Les dernières années, passées à Berlin, marquent la perte de l’innocence, l’inquiétude naissante, le danger imminent (nous sommes à la veille de la Grande Guerre). La palette s’assombrit, les thématiques changent. Les scènes de rue, de cabaret, les prostituées, la vie nocturne, effacent les images paradisiaques et bucoliques des premières œuvres du groupe. Les rues animées de la ville sont représentées dans un état d’agitation permanente, les personnages, élégamment vêtus, silhouettes longilignes aux extrémités aiguisées, sont assez effrayants.

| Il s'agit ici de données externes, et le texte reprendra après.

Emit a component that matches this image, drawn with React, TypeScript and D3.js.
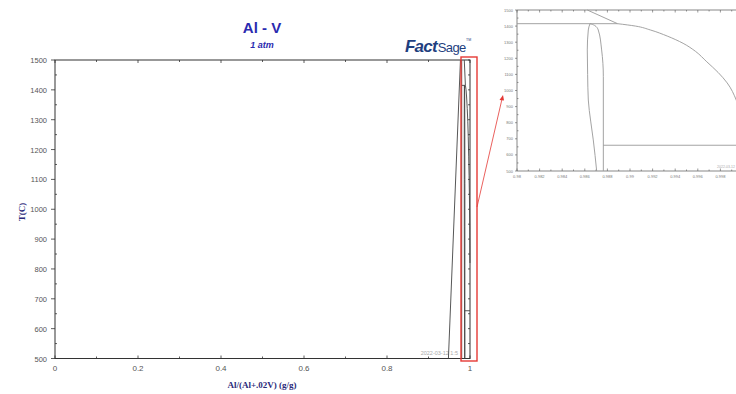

Enfin, Die Brücke excelle dans la gravure sur bois. Le groupe l’inscrit au cœur de son activité, contribuant ainsi à la renaissance de cette technique ancienne, délaissée pendant des siècles. Le travail sur bois oblige à aller à l’essentiel, à supprimer le superflu. La « Tête de pêcheur » de Nolde est réduite à sa plus simple expression et pourtant, les entailles provoquées sur les joues pour creuser les rides et donner cet aspect buriné au pêcheur, le fort contraste entre le noir encré et le blanc, rendent ce portrait vivant tout en évoquant la rudesse du caractère forgé par la dureté des conditions de vie. L’influence d’Edvar Munch est flagrante lorsqu’on regarde la « Tête de Madame Nolde » de Kirchner, striée de larges lignes censées lui conférer plus d’expressivité.

Die Brücke a aussi expérimenté la sculpture sur bois mais c’est à Berlin qu’il faut se rendre pour admirer ses réalisations. Le musée porte d’ailleurs le nom du groupe. L’exposition française pourra être vue de juillet à octobre à Quimper pour ceux qui l’auraient manquée à Grenoble.